The point of it goes right back to Thatcher, her shift from pro-Europe to railing against the ‘Super State’. Thatcher had spent years rolling back regulations and introducing free market reforms, breaking the power of the unions and privatising state owned enterprises. Membership of the single market was a boon, as long as Europe stuck to maintaining a border-less zone that newly privatised British companies could sell into. When it suddenly became apparent that Europe was not content to be just a glorified bazaar, but had pretensions to social reform and regulatory standardisation for the improvement of it’s citizens’ lives. Not that Thatcher was necessarily against social improvement, she just saw it as coming largely from the individual’s own efforts rather than having the state step in as a collective.

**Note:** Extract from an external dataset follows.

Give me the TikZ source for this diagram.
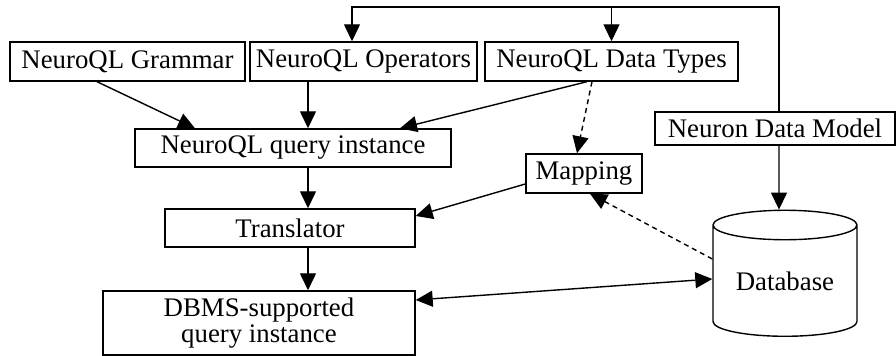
\documentclass[tikz,border=0pt]{standalone}
\usepackage{fontspec}
\setmainfont{Liberation Serif}
\usepackage{tikz}
\usetikzlibrary{shapes.geometric,arrows.meta}
\tikzset{blk/.style={rectangle,draw,line width=0.7pt,inner sep=0pt,font=\fontsize{13.4}{15}\selectfont}}
\tikzset{store/.style={cylinder,draw,line width=0.7pt,shape border rotate=90,aspect=0.3,inner sep=0pt,font=\fontsize{13.4}{15}\selectfont}}

\begin{document}
\begin{tikzpicture}[x=0.5pt,y=-0.5pt,>={Triangle[length=8.5pt,width=8pt]},line width=0.7pt]
        \useasboundingbox (0,0) rectangle (896,356);
        \node[blk,minimum width=117.5pt,minimum height=19.5pt] (gram) at (127.5,61.5) {NeuroQL Grammar};
        \node[blk,minimum width=113.5pt,minimum height=19.5pt] (ops) at (363.5,61.5) {NeuroQL Operators};
        \node[blk,minimum width=126.5pt,minimum height=19.5pt] (types) at (611.5,61.5) {NeuroQL Data Types};
        \node[blk,minimum width=120pt,minimum height=16.5pt] (ndm) at (775,128.5) {Neuron Data Model};
        \node[blk,minimum width=158pt,minimum height=19pt] (query) at (293,148) {NeuroQL query instance};
        \node[blk,minimum width=58pt,minimum height=19.5pt] (map) at (584,173.5) {Mapping};
        \node[blk,minimum width=125pt,minimum height=19pt] (trans) at (290,228) {Translator};
        \node[blk,minimum width=156pt,minimum height=32pt,align=center] (dbms) at (259,323) {DBMS-supported\\[-2pt]query instance};
        \node[store,minimum width=72pt,minimum height=63pt] (db) at (785,281) {Database};
        \coordinate (top) at (352,7);

        \draw [->] ([xshift=-15.25pt]gram.south) -- ([xshift=-49pt]query.north);
        \draw [->] ([xshift=-27.75pt]ops.south) -- ([xshift=7.5pt]query.north);
        \draw [->] ([xshift=-12.25pt]types.south) -- ([xshift=53.5pt]query.north);
        \draw [->,dash pattern=on 2.5pt off 2pt] ([xshift=-9.75pt]types.south) -- ([xshift=-3.5pt]map.north);
        \draw [->] ([xshift=7.5pt]query.south) -- ([xshift=9pt]trans.north);
        \draw [->] ([yshift=-5.25pt]map.west) -- ([yshift=6pt]trans.east);
        \draw [->] ([xshift=9pt]trans.south) -- ([xshift=24.5pt]dbms.north);
        \draw [<->] ([yshift=11.5pt]dbms.east) -- ([yshift=1pt]db.west);
        \draw [->,dash pattern=on 2.5pt off 2pt] ([yshift=11pt]db.west) -- ([xshift=3pt]map.south);
        \draw [->] ([xshift=2pt]ndm.south) -- ([xshift=-3pt]db.north);
        \draw [->] ([xshift=2pt]ndm.north) |- (top) -- ([xshift=-5.75pt]ops.north);
        \draw [->] (top -| types.north) -- (types.north);
    \end{tikzpicture}
\end{document}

There was no such thing as society, as she famously said, and while true, in as much as society is a construct of humanity rather than something that exists in and of itself, I don’t think many people got the nuance of the point at the time or since, as a bit of googling reveals several in-depth explanations of what she meant.
“[A] mixture of free markets, financial discipline, firm control over public expenditure, tax cuts, nationalism, “Victorian values” (of the Samuel Smilesself-help variety), privatisation and a dash of populism.”— Nigel Lawson‘s definition of Thatcherism
https://en.wikipedia.org/wiki/Thatcherism
So, to the famous Bruges speech of 1988, when Thatcher drew a line in the sand that the Conservative ‘Eurosceptics’ have been trying to pull the UK back across ever since:
Whereas the original Treaty of Rome was a “charter for economic liberty”, Europe’s new priorities — moving beyond the single market to develop a “social Europe” and a single currency — represented an attempt to “introduce collectivism and corporatism” and to “concentrate power at the centre of a European conglomerate”. Instead of distracting itself with “arcane institutional debates” or allowing itself to become “ossified by endless regulation”, Thatcher said, Europe should focus on competitiveness through enterprise and deregulation. As the most memorable sentence of the Bruges speech put it: “We have not successfully rolled back the frontiers of the state in Britain, only to see them reimposed at European level, with a European super-state exercising a new dominance from Brussels.”
https://www.ft.com/content/0b0afe92-ac40-11e8-8253-48106866cd8a
And that is the key – Thatcher had created a liberal free market, where business could do it’s thing unencumbered by the state and the hell she was going to let Europe come in and roll any of that back. And that’s what the argument has been about ever since.